Pipeline Progress Not Enough to Offset Near-term Challenges

With revenue growth expected to remain in low double digits and margins largely flat in FY26, ALKEM’s overall fundamental trajectory remains unchanged. While high-value launches, such as Semaglutide, Tolvaptan and Valsartan could drive moderate margin expansion, from FY27E, this remains dependent on the pace at which these launches scale up. PAT growth will also be constrained by the expiry of MAT credits and a sharp rise in ETR to 30–35% (vs. 13–15% currently), limiting near-term earnings upside. We expect Revenue/EBITDA/PAT to deliver a CAGR of 12.5%/16.0%/9.2% over FY25–28E. That said, medium-term visibility has improved with (1) the GLP-1 opportunity on approval and (2) the US CDMO facility, which carries revenue potential of INR 3,000 Mn over 12–18 months. To reflect this, we revise our valuation multiple to 25x (from 20x). Applying this to the FY27–28E average EPS yields a revised TP of INR 5,850 (vs. INR 4,750 earlier) and upgrade our rating to REDUCE.

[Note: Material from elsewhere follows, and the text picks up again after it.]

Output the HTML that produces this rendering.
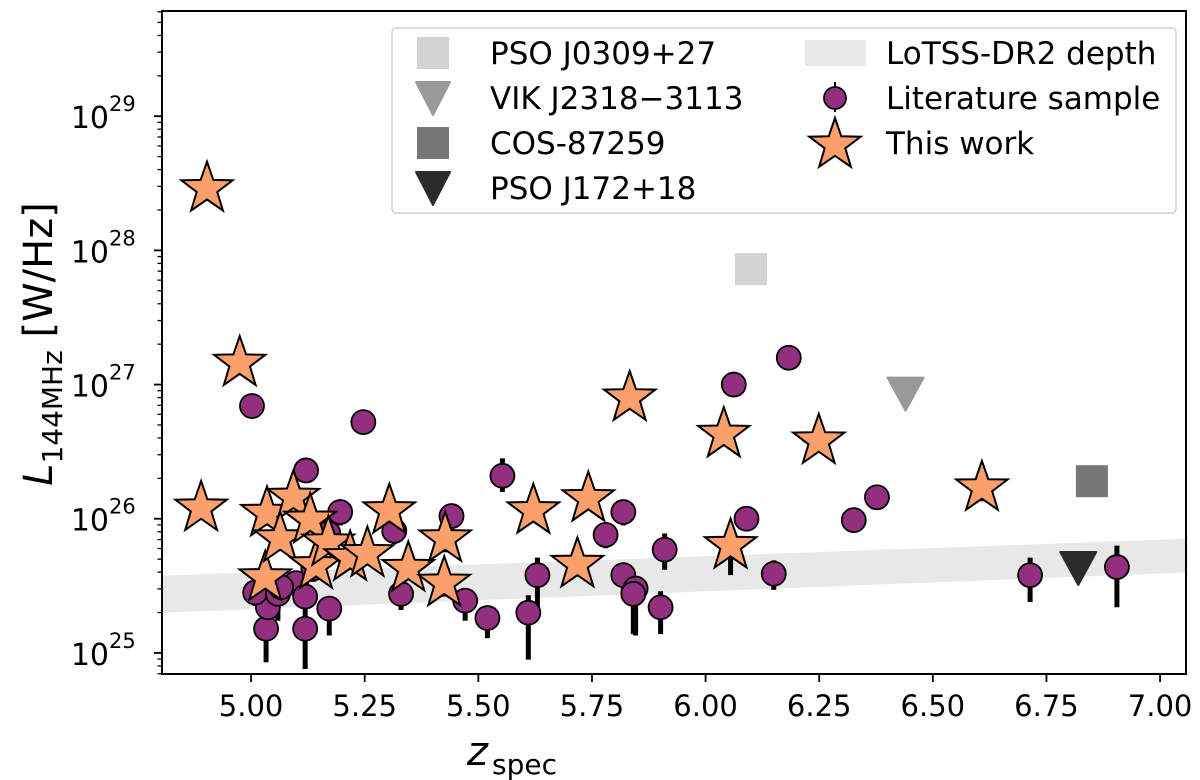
<!DOCTYPE html>
<html><head><meta charset="utf-8"><style>
body{margin:0;background:#fff}
svg{display:block;font-family:"DejaVu Sans","Liberation Sans",sans-serif}
</style></head><body>
<svg id="chart" width="1200" height="780">
<rect x="0" y="0" width="1200" height="780" fill="#fff"/>
<g id="band"></g>
<g id="errs"></g>
<g id="marks"></g>
<g id="axes"></g>
<g id="legend"></g>
</svg>
<script>
// ---- data ----
const litZ = [5.002,5.121,5.196,5.170,5.099,5.119,5.172,5.033,5.119,5.037,5.009,5.059,5.066,5.137,5.247,5.315,5.330,5.441,5.471,5.520,5.553,5.630,5.610,5.780,5.819,5.819,5.846,5.841,5.901,5.910,6.062,6.183,6.090,6.150,6.326,6.377,6.714,6.905];
const litL = [26.84,26.36,26.05,25.89,25.52,25.42,25.33,25.18,25.18,25.34,25.45,25.44,25.49,25.63,26.72,25.91,25.44,26.02,25.39,25.26,26.32,25.58,25.30,25.88,26.05,25.58,25.48,25.44,25.34,25.77,27.00,27.20,26.00,25.59,25.99,26.16,25.58,25.64];
const litErrLo = [0,0.05,0.1,0.15,0.15,0.2,0.2,0.25,0.3,0.15,0.1,0.2,0.1,0.1,0,0.1,0.12,0.1,0.15,0.15,0.12,0.3,0.35,0.1,0.1,0.15,0.35,0.3,0.2,0.15,0,0,0.05,0.12,0.05,0.05,0.2,0.3];
const litErrHi = [0,0.05,0.05,0.05,0.05,0.05,0.05,0.05,0.05,0.05,0.05,0.05,0.05,0.05,0,0.05,0.05,0.05,0.05,0.05,0.13,0.13,0.13,0.05,0.05,0.05,0.08,0.08,0.12,0.12,0,0,0.08,0.1,0.02,0.02,0.13,0.16];
const starZ = [4.903,4.975,4.890,5.031,5.035,5.093,5.064,5.130,5.143,5.170,5.304,5.218,5.256,5.346,5.427,5.425,5.621,5.718,5.742,5.833,6.040,6.055,6.249,6.608];
const starL = [28.46,27.16,26.08,25.56,26.04,26.16,25.85,25.99,25.65,25.82,26.06,25.71,25.74,25.63,25.85,25.52,26.06,25.66,26.15,26.90,26.63,25.80,26.58,26.23];
const starErrLo = [0,0,0,0,0,0,0,0,0.05,0,0,0.05,0,0,0.1,0.1,0,0.08,0,0,0,0.22,0,0.1];
const specNames = ["PSO J0309+27","VIK J2318\u22123113","COS-87259","PSO J172+18"];
const specZ = [6.10,6.44,6.85,6.82];
const specL = [27.86,26.94,26.28,25.64];
const specShape = ["square","tri","square","tri"];
const specColor = ["#d3d3d3","#999999","#777777","#2b2b2b"];
const bandZ = [4.804,7.057];
const bandLo = [25.30,25.60];
const bandHi = [25.575,25.85];
const xTicks = [5.00,5.25,5.50,5.75,6.00,6.25,6.50,6.75,7.00];
const yTicks = [25,26,27,28,29];

// ---- axes functions ----
const X0=162,X1=1186,Y0=11,Y1=674;
const zMin=4.804,zMax=7.057,lMin=24.843,lMax=29.784;
const sx=z=>X0+(z-zMin)/(zMax-zMin)*(X1-X0);
const sy=l=>Y1-(l-lMin)/(lMax-lMin)*(Y1-Y0);
const NS="http://www.w3.org/2000/svg";
function mk(tag,attrs,parent){const e=document.createElementNS(NS,tag);for(const k in attrs)e.setAttribute(k,attrs[k]);parent.appendChild(e);return e;}
function starPts(cx,cy,R){const r=R*0.4;let p=[];for(let i=0;i<10;i++){const a=-Math.PI/2+i*Math.PI/5;const rr=i%2?r:R;p.push((cx+rr*Math.cos(a)).toFixed(1)+","+(cy+rr*Math.sin(a)).toFixed(1));}return p.join(" ");}

const gb=document.getElementById('band'),ge=document.getElementById('errs'),gm=document.getElementById('marks'),ga=document.getElementById('axes'),gl=document.getElementById('legend');
let bp=mk('polygon',{points:`${sx(bandZ[0])},${sy(bandHi[0])} ${sx(bandZ[1])},${sy(bandHi[1])} ${sx(bandZ[1])},${sy(bandLo[1])} ${sx(bandZ[0])},${sy(bandLo[0])}`,fill:'#e8e8e8'},gb);



litZ.forEach((z,i)=>{
  if(litErrLo[i]||litErrHi[i]){
    const l=mk('line',{x1:sx(z),x2:sx(z),y1:sy(litL[i]+litErrHi[i]),y2:sy(litL[i]-litErrLo[i]),stroke:'#000','stroke-width':5},ge);
    
    
  }
});
starZ.forEach((z,i)=>{
  if(starErrLo[i]){
    const l=mk('line',{x1:sx(z),x2:sx(z),y1:sy(starL[i]),y2:sy(starL[i]-starErrLo[i]),stroke:'#000','stroke-width':5},ge);
    
    
  }
});
litZ.forEach((z,i)=>{
  const c=mk('circle',{cx:sx(z),cy:sy(litL[i]),r:12,fill:'#932f7f',stroke:'#000','stroke-width':1.8},gm);
  
  
});
specZ.forEach((z,i)=>{
  const x=sx(z),y=sy(specL[i]);let e;
  if(specShape[i]==='square') e=mk('rect',{x:x-16,y:y-16,width:32,height:32,fill:specColor[i]},gm);
  else e=mk('polygon',{points:`${x-18},${y-15} ${x+18},${y-15} ${x},${y+18}`,fill:specColor[i],'stroke':specColor[i],'stroke-width':2,'stroke-linejoin':'round'},gm);
  
  
});
starZ.forEach((z,i)=>{
  const s=mk('polygon',{points:starPts(sx(z),sy(starL[i]),27),fill:'#fca06b',stroke:'#000','stroke-width':2,'stroke-linejoin':'miter'},gm);
  
  
});

// axes frame
const fr=mk('rect',{x:X0,y:Y0,width:X1-X0,height:Y1-Y0,fill:'none',stroke:'#000','stroke-width':2},ga);


xTicks.forEach(t=>{
  const x=sx(t);
  mk('line',{x1:x,x2:x,y1:Y1,y2:Y1+8,stroke:'#000','stroke-width':1.8},ga);
  const tx=mk('text',{x:x,y:Y1+42,'font-size':29,'text-anchor':'middle',fill:'#000'},ga);
  tx.textContent=t.toFixed(2);
  
  
});
yTicks.forEach(t=>{
  const y=sy(t);
  mk('line',{x1:X0-8,x2:X0,y1:y,y2:y,stroke:'#000','stroke-width':1.8},ga);
  const tx=mk('text',{x:109,y:y+12,'font-size':30,'text-anchor':'end',fill:'#000'},ga);
  tx.textContent='10';
  const sup=mk('text',{x:109,y:y-5,'font-size':21,'text-anchor':'start',fill:'#000'},ga);
  sup.textContent=String(t);
  
  
});
for(let d=24;d<=29;d++){for(let m=2;m<=9;m++){const l=d+Math.log10(m);if(l<lMin||l>lMax)continue;const y=sy(l);mk('line',{x1:X0-4.5,x2:X0,y1:y,y2:y,stroke:'#000','stroke-width':1.3},ga);}}
// axis titles
const xt=mk('text',{x:467,y:765,'font-size':40,fill:'#000','font-style':'italic'},ga);
xt.textContent='z';


const xs=mk('text',{x:492,y:774,'font-size':28,fill:'#000'},ga);xs.textContent='spec';
const yt=mk('text',{transform:'translate(52,344) rotate(-90)','font-size':40,'text-anchor':'middle',fill:'#000'},ga);
yt.innerHTML='<tspan font-style="italic">L</tspan><tspan font-size="28" dy="10">144MHz</tspan><tspan dy="-10"> [W/Hz]</tspan>';



// legend
const lb=mk('rect',{x:392,y:28,width:784,height:185,rx:4,fill:'#fff','fill-opacity':0.85,stroke:'#d0d0d0','stroke-width':1.5},gl);


const rows=[53,98,143,188];
specNames.forEach((n,i)=>{
  const y=rows[i],x=433;
  if(specShape[i]==='square') mk('rect',{x:x-16,y:y-16,width:32,height:32,fill:specColor[i]},gl);
  else mk('polygon',{points:`${x-17},${y-16} ${x+17},${y-16} ${x},${y+17}`,fill:specColor[i],stroke:specColor[i],'stroke-width':2,'stroke-linejoin':'round'},gl);
  const t=mk('text',{x:490,y:y+11,'font-size':31,fill:'#000'},gl);t.textContent=n;
  
  
});
mk('rect',{x:805,y:40,width:61,height:26,fill:'#e8e8e8'},gl);
mk('line',{x1:835,x2:835,y1:82,y2:112,stroke:'#000','stroke-width':2},gl);
mk('circle',{cx:835,cy:98,r:11,fill:'#932f7f',stroke:'#000','stroke-width':1.8},gl);
mk('polygon',{points:starPts(835,145,27),fill:'#fca06b',stroke:'#000','stroke-width':2},gl);
[['LoTSS-DR2 depth',53],['Literature sample',98],['This work',143]].forEach(([n,y])=>{
  const t=mk('text',{x:886,y:y+11,'font-size':31,fill:'#000'},gl);t.textContent=n;
  
  
});
</script>
</body></html>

Robust Quarter with Growth and Margin Expansion

* Revenue grew 17.2% YoY / 18.7% QoQ to INR 40,010 Mn (vs. CIE estimate: INR 36,194 Mn).

* EBITDA grew 22.3% YoY / 24.6% QoQ to INR 9,208 Mn (vs. CIE estimate: INR 7,673 Mn); margin expanded 97 bps YoY / 109 bps QoQ to 23.0% (vs. CIE estimate: 21.2%).

* PAT increased 11.1% YoY / 17.2% QoQ to INR 7,651 Mn (vs. CIE estimate: INR 6,882 Mn).

Double-digit Growth Supported by US Scale-up and India GLP-1 Launch

The US market registered strong growth in the quarter, supported by the launch of sacubitril–valsartan. We expect the US business to grow in low double digits in FY26, driven by 3–4 planned launches and steady momentum in the base portfolio. In India, growth is likely to outpace the IPM by 100–150 bps, supported by chronic recovery, strong traction in diabetes (growing at 2x) and the anticipated GLP-1 (Semaglutide) launch in January 2026, which could materially strengthen the domestic franchise. Additionally, the CDMO facility in the US provides a meaningful long-term growth option. Overall, we expect consolidated revenue to grow in double digits.

Integration Cost Keeps FY26 Margin Flat

While Q2 margin expanded by 100 bps to 23%, the full-year FY26 margin guidance remains unchanged at 19–20%. This reflects the expected loss of GSTlinked Sikkim benefits in H2, continued Medtech losses and higher cost arising from the integration of Bombay Ortho and Adroit. However, as new launches scale up and integration gets completed, we expect moderate expansion.